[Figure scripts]
○ ○ ○ ○

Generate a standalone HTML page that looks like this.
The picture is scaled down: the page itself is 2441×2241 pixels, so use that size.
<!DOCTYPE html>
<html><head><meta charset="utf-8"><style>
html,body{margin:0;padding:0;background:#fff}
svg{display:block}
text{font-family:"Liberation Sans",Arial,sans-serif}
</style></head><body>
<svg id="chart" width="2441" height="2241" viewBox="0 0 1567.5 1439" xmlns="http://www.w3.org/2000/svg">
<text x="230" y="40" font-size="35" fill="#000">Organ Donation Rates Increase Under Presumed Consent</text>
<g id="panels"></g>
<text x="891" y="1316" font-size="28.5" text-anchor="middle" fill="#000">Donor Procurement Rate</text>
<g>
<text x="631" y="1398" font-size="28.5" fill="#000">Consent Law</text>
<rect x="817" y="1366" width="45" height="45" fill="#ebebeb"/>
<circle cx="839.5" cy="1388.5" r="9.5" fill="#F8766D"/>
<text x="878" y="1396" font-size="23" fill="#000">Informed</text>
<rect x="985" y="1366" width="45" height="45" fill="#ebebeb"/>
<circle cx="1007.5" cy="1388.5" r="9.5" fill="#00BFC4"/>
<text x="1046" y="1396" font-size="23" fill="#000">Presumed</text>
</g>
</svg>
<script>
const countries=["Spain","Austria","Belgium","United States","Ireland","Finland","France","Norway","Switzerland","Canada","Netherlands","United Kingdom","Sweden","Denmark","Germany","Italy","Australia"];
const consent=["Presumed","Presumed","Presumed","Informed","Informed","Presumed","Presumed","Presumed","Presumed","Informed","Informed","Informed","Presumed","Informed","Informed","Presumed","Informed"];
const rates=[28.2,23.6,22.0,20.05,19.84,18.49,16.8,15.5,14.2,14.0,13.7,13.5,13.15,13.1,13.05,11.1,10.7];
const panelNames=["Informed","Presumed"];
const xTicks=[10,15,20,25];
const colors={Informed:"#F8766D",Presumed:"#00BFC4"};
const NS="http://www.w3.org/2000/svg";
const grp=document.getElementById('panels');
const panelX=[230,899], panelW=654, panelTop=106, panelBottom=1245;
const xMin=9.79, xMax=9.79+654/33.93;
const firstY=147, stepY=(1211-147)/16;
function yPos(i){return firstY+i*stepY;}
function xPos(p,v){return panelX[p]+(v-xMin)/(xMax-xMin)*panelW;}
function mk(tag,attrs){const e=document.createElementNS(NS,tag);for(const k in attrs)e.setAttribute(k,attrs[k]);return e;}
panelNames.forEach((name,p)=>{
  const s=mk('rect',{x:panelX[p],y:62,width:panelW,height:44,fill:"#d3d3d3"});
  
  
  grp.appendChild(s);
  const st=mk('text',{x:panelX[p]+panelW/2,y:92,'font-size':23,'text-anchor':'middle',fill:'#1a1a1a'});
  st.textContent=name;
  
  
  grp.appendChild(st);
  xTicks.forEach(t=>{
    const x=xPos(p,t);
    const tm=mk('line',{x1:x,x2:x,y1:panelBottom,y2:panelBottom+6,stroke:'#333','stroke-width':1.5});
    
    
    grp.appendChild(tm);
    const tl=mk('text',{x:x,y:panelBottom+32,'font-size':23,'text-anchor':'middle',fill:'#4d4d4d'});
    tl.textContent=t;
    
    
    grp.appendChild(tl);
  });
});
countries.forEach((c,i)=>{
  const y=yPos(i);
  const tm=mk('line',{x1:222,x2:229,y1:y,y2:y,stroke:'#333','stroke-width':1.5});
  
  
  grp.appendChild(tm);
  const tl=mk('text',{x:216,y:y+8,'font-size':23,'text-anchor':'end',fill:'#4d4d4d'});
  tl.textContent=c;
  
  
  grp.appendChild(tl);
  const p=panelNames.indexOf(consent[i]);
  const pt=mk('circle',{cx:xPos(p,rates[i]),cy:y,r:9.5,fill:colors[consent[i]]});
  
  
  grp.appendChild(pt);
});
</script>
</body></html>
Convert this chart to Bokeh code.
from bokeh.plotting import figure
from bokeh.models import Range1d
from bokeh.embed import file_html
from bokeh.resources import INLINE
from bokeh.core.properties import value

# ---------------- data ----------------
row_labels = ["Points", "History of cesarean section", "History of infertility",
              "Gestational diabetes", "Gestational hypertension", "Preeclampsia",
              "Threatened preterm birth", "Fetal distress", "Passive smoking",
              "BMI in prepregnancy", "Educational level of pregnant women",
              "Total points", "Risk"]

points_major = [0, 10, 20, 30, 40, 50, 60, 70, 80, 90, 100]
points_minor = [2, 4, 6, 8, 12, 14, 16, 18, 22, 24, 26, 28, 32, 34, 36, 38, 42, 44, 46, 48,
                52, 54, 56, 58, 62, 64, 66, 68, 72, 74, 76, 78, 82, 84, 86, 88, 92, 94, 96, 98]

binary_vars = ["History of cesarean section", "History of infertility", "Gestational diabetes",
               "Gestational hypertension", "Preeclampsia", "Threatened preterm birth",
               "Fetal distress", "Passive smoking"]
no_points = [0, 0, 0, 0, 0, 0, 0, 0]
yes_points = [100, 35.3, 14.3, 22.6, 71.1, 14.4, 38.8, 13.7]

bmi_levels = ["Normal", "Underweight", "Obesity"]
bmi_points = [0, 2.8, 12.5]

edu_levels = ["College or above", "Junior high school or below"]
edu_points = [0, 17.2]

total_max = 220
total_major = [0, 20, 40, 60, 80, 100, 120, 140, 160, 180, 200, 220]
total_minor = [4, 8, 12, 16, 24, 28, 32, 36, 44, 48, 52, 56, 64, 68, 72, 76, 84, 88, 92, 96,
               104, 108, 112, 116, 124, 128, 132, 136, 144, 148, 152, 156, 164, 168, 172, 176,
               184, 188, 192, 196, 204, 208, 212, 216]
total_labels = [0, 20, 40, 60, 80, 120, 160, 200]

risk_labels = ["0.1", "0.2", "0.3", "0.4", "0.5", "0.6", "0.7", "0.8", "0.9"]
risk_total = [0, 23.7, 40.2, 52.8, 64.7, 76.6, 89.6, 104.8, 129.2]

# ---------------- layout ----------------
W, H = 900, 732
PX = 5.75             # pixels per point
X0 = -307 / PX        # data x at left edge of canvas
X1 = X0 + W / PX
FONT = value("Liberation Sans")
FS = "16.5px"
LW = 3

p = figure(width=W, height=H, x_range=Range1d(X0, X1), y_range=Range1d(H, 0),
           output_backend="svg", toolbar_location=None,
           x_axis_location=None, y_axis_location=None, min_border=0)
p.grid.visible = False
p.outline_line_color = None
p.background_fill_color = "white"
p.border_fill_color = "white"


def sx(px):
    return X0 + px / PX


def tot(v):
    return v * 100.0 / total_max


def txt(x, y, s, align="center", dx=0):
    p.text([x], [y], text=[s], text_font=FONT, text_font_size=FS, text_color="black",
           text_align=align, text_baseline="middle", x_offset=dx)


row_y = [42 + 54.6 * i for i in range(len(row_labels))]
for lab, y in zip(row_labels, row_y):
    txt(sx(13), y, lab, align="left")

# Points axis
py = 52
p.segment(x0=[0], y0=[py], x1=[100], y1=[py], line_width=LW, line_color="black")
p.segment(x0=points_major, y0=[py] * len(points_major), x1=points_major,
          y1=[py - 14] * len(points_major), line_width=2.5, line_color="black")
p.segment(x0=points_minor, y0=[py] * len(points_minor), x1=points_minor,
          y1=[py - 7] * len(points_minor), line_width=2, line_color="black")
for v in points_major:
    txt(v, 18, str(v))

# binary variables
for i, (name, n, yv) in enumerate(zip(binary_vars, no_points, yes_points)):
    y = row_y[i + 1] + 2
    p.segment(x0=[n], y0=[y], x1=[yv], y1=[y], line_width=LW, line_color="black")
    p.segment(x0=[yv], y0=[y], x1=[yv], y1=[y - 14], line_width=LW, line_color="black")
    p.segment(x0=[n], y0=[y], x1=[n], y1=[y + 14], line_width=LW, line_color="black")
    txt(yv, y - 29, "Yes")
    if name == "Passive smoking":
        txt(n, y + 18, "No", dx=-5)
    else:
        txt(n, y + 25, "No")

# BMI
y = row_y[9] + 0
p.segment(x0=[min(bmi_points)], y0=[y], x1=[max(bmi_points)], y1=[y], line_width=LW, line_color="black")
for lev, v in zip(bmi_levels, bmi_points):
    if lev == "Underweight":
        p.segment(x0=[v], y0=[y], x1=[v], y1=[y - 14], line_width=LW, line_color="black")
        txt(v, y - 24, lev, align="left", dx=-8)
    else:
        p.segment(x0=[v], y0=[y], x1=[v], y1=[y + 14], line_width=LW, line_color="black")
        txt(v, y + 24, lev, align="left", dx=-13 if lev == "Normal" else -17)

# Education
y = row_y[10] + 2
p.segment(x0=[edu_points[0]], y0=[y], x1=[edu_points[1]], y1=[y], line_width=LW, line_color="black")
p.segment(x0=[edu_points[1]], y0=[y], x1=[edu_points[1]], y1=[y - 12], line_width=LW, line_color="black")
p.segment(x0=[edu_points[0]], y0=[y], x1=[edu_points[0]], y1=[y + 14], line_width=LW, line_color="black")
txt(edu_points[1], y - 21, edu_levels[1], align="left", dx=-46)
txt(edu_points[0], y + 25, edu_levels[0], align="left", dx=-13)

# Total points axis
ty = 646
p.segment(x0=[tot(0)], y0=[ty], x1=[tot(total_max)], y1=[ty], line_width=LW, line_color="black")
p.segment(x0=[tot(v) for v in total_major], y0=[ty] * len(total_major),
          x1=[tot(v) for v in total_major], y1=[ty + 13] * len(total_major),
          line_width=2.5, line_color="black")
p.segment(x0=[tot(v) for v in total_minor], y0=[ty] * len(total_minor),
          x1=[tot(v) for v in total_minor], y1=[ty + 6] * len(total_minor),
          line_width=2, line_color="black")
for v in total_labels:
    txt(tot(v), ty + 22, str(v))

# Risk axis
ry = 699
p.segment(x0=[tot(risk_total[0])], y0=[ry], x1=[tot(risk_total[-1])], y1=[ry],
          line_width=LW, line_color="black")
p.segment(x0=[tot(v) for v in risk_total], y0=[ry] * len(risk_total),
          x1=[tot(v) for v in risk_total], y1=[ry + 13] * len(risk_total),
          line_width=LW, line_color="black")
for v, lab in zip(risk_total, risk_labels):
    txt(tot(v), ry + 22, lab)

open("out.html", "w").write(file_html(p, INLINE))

○ ○ ○ ○

INSTRUCTION - Give the exact lines, and only those, from the line containing "Convert this chart to Bokeh code." through the line containing "94, 96, 98]" in the entries above.

RESULT OF THE EXERCISE -
Convert this chart to Bokeh code.
from bokeh.plotting import figure
from bokeh.models import Range1d
from bokeh.embed import file_html
from bokeh.resources import INLINE
from bokeh.core.properties import value

# ---------------- data ----------------
row_labels = ["Points", "History of cesarean section", "History of infertility",
              "Gestational diabetes", "Gestational hypertension", "Preeclampsia",
              "Threatened preterm birth", "Fetal distress", "Passive smoking",
              "BMI in prepregnancy", "Educational level of pregnant women",
              "Total points", "Risk"]

points_major = [0, 10, 20, 30, 40, 50, 60, 70, 80, 90, 100]
points_minor = [2, 4, 6, 8, 12, 14, 16, 18, 22, 24, 26, 28, 32, 34, 36, 38, 42, 44, 46, 48,
                52, 54, 56, 58, 62, 64, 66, 68, 72, 74, 76, 78, 82, 84, 86, 88, 92, 94, 96, 98]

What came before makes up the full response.